In the early hours of Tuesday 9 September 2008, volunteers coordinated by Christian charity Housing Justice counted 206 people sleeping rough in the London Borough of Westminster alone - highlighting the continuing seriousness of the capital's problem.
Official street counts are carried out at regular intervals by local authorities at the behest of Communities and Local Government, the Government department responsible for housing and homelessness. The purpose of rough sleeper counts is to compare the level of homelessness over time.
Churches and others sometimes carry out local street counts when the official count is lower than their day to day contact with street homeless people suggests.
The most recent official Westminster rough sleeper count took place in June 2008 and found 111 people.
Alison Gelder, chief executive of Housing Justice, said, “We thought it was important to carry out an independent impromptu street count ahead of the next official Borough of Westminster count. We don’t doubt the integrity of the official counters but we do believe that our volunteers have provided a true snapshot of rough sleeping in the borough – something that can act as a baseline for the official count.”
Sally Leigh, London coordinator of Housing Justice and lead organiser of the count, said, “Some of the most useful people on our team used to be homeless on the streets in Westminster. They guided us to find the places where people sleep at night. Their help was invaluable. We are also really grateful to the Simon Community for their help with maps and planning.”
More than 30 volunteers from Housing Justice, the Simon Community, Bloomsbury Central Baptist Church, ASLAN (All Souls, Langham Place), The Salvation Army, Finchley Churches Together Winter Shelter, CARIS Islington Churches Cold Weather Shelter, Open House Film Club and White Box Digital took part in the street count.
More than 30 Volunteers from Housing Justice, member churches and other organisations went out in pairs between midnight and 4.00am on the morning of Tuesday 9 September. All the main central London “hot spots” were visited by the volunteers.
There is sometimes debate about the accuracy of official rough sleeper counts. Independent observers, including many street homeless people themselves, report heightened police enforcement activity just before street counts, the dates of which are always kept confidential.
The Communities and Local Government website says: “Rough sleeping counts are conducted by local authorities in partnership with local homeless agencies. Street counts provide a useful snap shot of the number of people sleeping rough in a given geographical area on a single night. Single night counts may not capture the number of people who may have experience of sleeping rough over the course of a year but they enable progress to be measured over time and across regions.” http://www.communities.gov.uk/housing/homelessness/publicationsabouthome... 

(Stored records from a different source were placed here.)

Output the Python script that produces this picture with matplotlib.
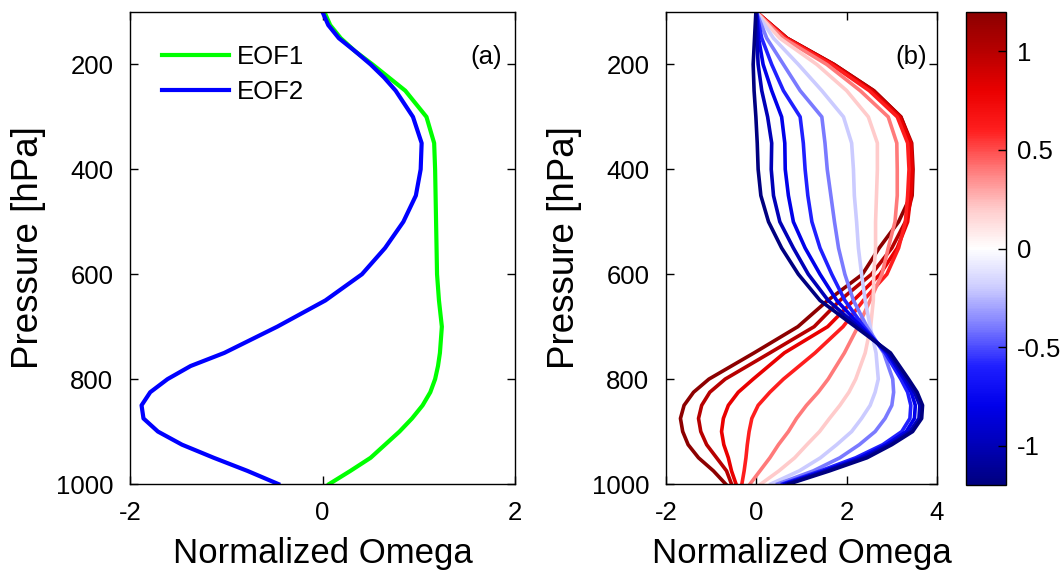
import numpy as np
import matplotlib
matplotlib.use("Agg")
import matplotlib.pyplot as plt
from matplotlib.colors import LinearSegmentedColormap, Normalize
from matplotlib.cm import ScalarMappable

plt.rcParams['font.family'] = ['Liberation Sans', 'DejaVu Sans']

# ---------------- data ----------------
pressure_a = [100, 125, 150, 175, 200, 225, 250, 300, 350, 400, 450, 500, 550, 600,
              650, 700, 750, 775, 800, 825, 850, 875, 900, 925, 950, 975, 1000]
eof1 = [0.02, 0.08, 0.19, 0.34, 0.52, 0.69, 0.86, 1.08, 1.16, 1.17, 1.175, 1.18, 1.185, 1.19,
        1.21, 1.24, 1.22, 1.20, 1.17, 1.12, 1.04, 0.93, 0.80, 0.65, 0.50, 0.29, 0.07]
eof2 = [0.00, 0.06, 0.17, 0.34, 0.50, 0.64, 0.76, 0.94, 1.03, 1.02, 0.97, 0.84, 0.65, 0.41,
        0.03, -0.47, -1.02, -1.37, -1.61, -1.79, -1.88, -1.86, -1.71, -1.46, -1.13, -0.78, -0.46]

pressure_b = [100, 150, 200, 250, 300, 350, 400, 450, 500, 550, 600, 650, 700, 750,
              800, 825, 850, 875, 900, 925, 950, 975, 1000]
curve_values = [1.2, 1.0, 0.8, 0.6, 0.4, 0.2, -0.2, -0.4, -0.6, -0.8, -1.0, -1.2]
curve_p12 = [0, 0.68, 1.72, 2.60, 3.20, 3.42, 3.45, 3.42, 3.15, 2.72, 2.35, 1.58, 0.92,
             -0.05, -1.05, -1.39, -1.60, -1.68, -1.63, -1.51, -1.28, -0.95, -0.68]
curve_p10 = [0, 0.68, 1.72, 2.60, 3.20, 3.44, 3.47, 3.45, 3.30, 3.00, 2.55, 1.85, 1.28,
             0.30, -0.69, -1.03, -1.21, -1.28, -1.23, -1.10, -0.88, -0.66, -0.55]
curve_p08 = [0, 0.67, 1.70, 2.55, 3.17, 3.42, 3.45, 3.42, 3.35, 3.12, 2.74, 2.15, 1.58,
             0.62, -0.07, -0.40, -0.62, -0.73, -0.77, -0.72, -0.62, -0.55, -0.45]
curve_p06 = [0, 0.65, 1.66, 2.50, 3.12, 3.35, 3.38, 3.35, 3.30, 3.15, 2.89, 2.37, 1.92,
             1.30, 0.60, 0.30, 0.04, -0.10, -0.16, -0.20, -0.23, -0.27, -0.32]
curve_p04 = [0, 0.60, 1.56, 2.30, 2.92, 3.11, 3.12, 3.12, 3.07, 2.92, 2.78, 2.52, 2.25,
             1.95, 1.59, 1.37, 1.11, 0.89, 0.71, 0.49, 0.30, 0.08, -0.14]
curve_p02 = [0, 0.52, 1.34, 2.00, 2.48, 2.68, 2.68, 2.66, 2.64, 2.64, 2.60, 2.59, 2.53,
             2.41, 2.20, 2.05, 1.85, 1.62, 1.40, 1.12, 0.85, 0.50, 0.10]
curve_m02 = [0, 0.38, 0.93, 1.45, 1.93, 2.11, 2.15, 2.17, 2.22, 2.26, 2.33, 2.41, 2.52,
             2.65, 2.70, 2.63, 2.52, 2.33, 2.11, 1.78, 1.42, 0.95, 0.32]
curve_m04 = [0, 0.23, 0.60, 0.97, 1.45, 1.52, 1.57, 1.65, 1.73, 1.82, 1.96, 2.15, 2.45,
             2.82, 3.02, 3.04, 3.00, 2.85, 2.63, 2.28, 1.85, 1.26, 0.47]
curve_m06 = [0, 0.12, 0.34, 0.60, 0.97, 1.04, 1.08, 1.14, 1.23, 1.41, 1.67, 1.96, 2.38,
             2.85, 3.20, 3.35, 3.42, 3.40, 3.22, 2.80, 2.20, 1.42, 0.58]
curve_m08 = [0, 0.05, 0.15, 0.34, 0.56, 0.63, 0.64, 0.71, 0.82, 1.08, 1.41, 1.78, 2.32,
             2.90, 3.27, 3.43, 3.52, 3.50, 3.32, 2.88, 2.30, 1.50, 0.63]
curve_m10 = [0, 0.01, 0.04, 0.12, 0.25, 0.34, 0.33, 0.38, 0.52, 0.82, 1.15, 1.59, 2.25,
             2.93, 3.32, 3.50, 3.62, 3.60, 3.40, 2.95, 2.38, 1.55, 0.68]
curve_m12 = [-0.01, -0.04, -0.07, -0.05, -0.01, 0.02, 0.04, 0.10, 0.27, 0.56, 0.93, 1.41, 2.19,
             2.97, 3.37, 3.56, 3.68, 3.66, 3.46, 3.00, 2.45, 1.62, 0.72]
curves_b = [curve_p12, curve_p10, curve_p08, curve_p06, curve_p04, curve_p02,
            curve_m02, curve_m04, curve_m06, curve_m08, curve_m10, curve_m12]

yticks = [200, 400, 600, 800, 1000]
xticks_a = [-2, 0, 2]
xticks_b = [-2, 0, 2, 4]
cbar_ticks = [-1, -0.5, 0, 0.5, 1]

# ---------------- style ----------------
cmap = LinearSegmentedColormap.from_list(
    'redblue', [(0.0, (0.0, 0.0, 0.5)), (1 / 12, (0.0, 0.0, 0.72)),
                (2 / 12, (0.0, 0.0, 0.92)), (3 / 12, (0.12, 0.12, 1.0)),
                (4 / 12, (0.48, 0.48, 1.0)), (5 / 12, (0.8, 0.8, 1.0)),
                (0.5, (1.0, 1.0, 1.0)),
                (7 / 12, (1.0, 0.8, 0.8)), (8 / 12, (1.0, 0.48, 0.48)),
                (9 / 12, (1.0, 0.12, 0.12)), (10 / 12, (0.92, 0.0, 0.0)),
                (11 / 12, (0.72, 0.0, 0.0)), (1.0, (0.55, 0.0, 0.0))])
norm = Normalize(vmin=-1.2, vmax=1.2)

W, H = 1063, 572
fig = plt.figure(figsize=(W / 100, H / 100), dpi=100)

def box(l, r, t, b):
    return [l / W, 1 - b / H, (r - l) / W, (b - t) / H]

ax_a = fig.add_axes(box(130, 515, 12, 484))
ax_b = fig.add_axes(box(666, 937, 12, 484))
cax = fig.add_axes(box(966, 1006, 12, 485))

TICK_FS = 18.5
LABEL_FS = 25

ax_a.plot(eof1, pressure_a, color=(0.0, 1.0, 0.0), lw=3.0, label='EOF1')
ax_a.plot(eof2, pressure_a, color=(0.0, 0.0, 1.0), lw=3.0, label='EOF2')
ax_a.set_xlim(-2, 2)
ax_a.set_xticks(xticks_a)
leg = ax_a.legend(loc='upper left', bbox_to_anchor=(0.083, 0.93), frameon=False,
                  fontsize=TICK_FS, handlelength=2.6, handletextpad=0.3,
                  labelspacing=0.42, borderaxespad=0, borderpad=0)
ax_a.text(0.966, 0.905, '(a)', transform=ax_a.transAxes, ha='right', va='center',
          fontsize=TICK_FS)

for vals, c in zip(curves_b, curve_values):
    ax_b.plot(vals, pressure_b, color=cmap(norm(c)), lw=2.6)
ax_b.set_xlim(-2, 4)
ax_b.set_xticks(xticks_b)
ax_b.text(0.963, 0.905, '(b)', transform=ax_b.transAxes, ha='right', va='center',
          fontsize=TICK_FS)

for ax in (ax_a, ax_b):
    ax.set_ylim(1000, 100)
    ax.set_yticks(yticks)
    ax.tick_params(direction='in', length=6, width=1, labelsize=TICK_FS, pad=12,
                   top=True, right=True)
    ax.set_xticklabels([f'{t:g}' for t in ax.get_xticks()])
    ax.set_xlabel('Normalized Omega', fontsize=LABEL_FS, labelpad=9)
    ax.set_ylabel('Pressure [hPa]', fontsize=LABEL_FS + 1.5, labelpad=7)
    for s in ax.spines.values():
        s.set_linewidth(1.0)

sm = ScalarMappable(norm=norm, cmap=cmap)
cb = fig.colorbar(sm, cax=cax, ticks=cbar_ticks)
cb.ax.tick_params(direction='in', length=6, width=1, labelsize=TICK_FS, pad=8)
cb.ax.set_yticklabels([f'{t:g}' for t in cbar_ticks])
cb.outline.set_linewidth(1.0)

fig.savefig('out.png', dpi=100)
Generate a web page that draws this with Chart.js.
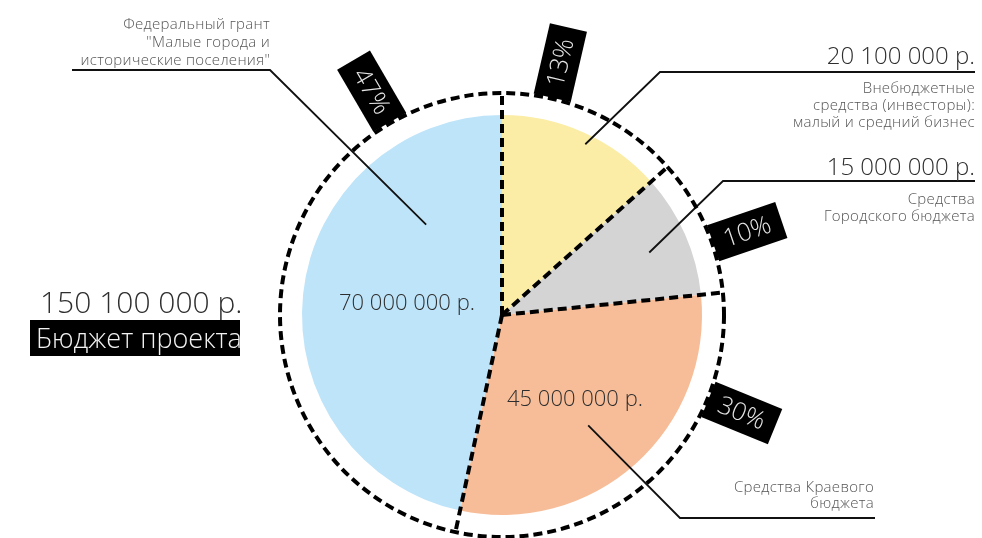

The Simon Community also carries out a twice yearly independent street count in London (http://www.simoncommunity.org.uk/latest_news.php ).
Housing Justice is the national voice of Christian action to prevent homelessness and bad housing. It was formed in April 2003 by the merger of two long-standing housing charities, the Catholic Housing Aid Society (CHAS) and the Churches National Housing Coalition (CNHC). In January 2006 Housing Justice merged with UNLEASH (Church Action on Homelessness in London). Housing Justice brings together more than 60 years experience of working for change in the field of housing.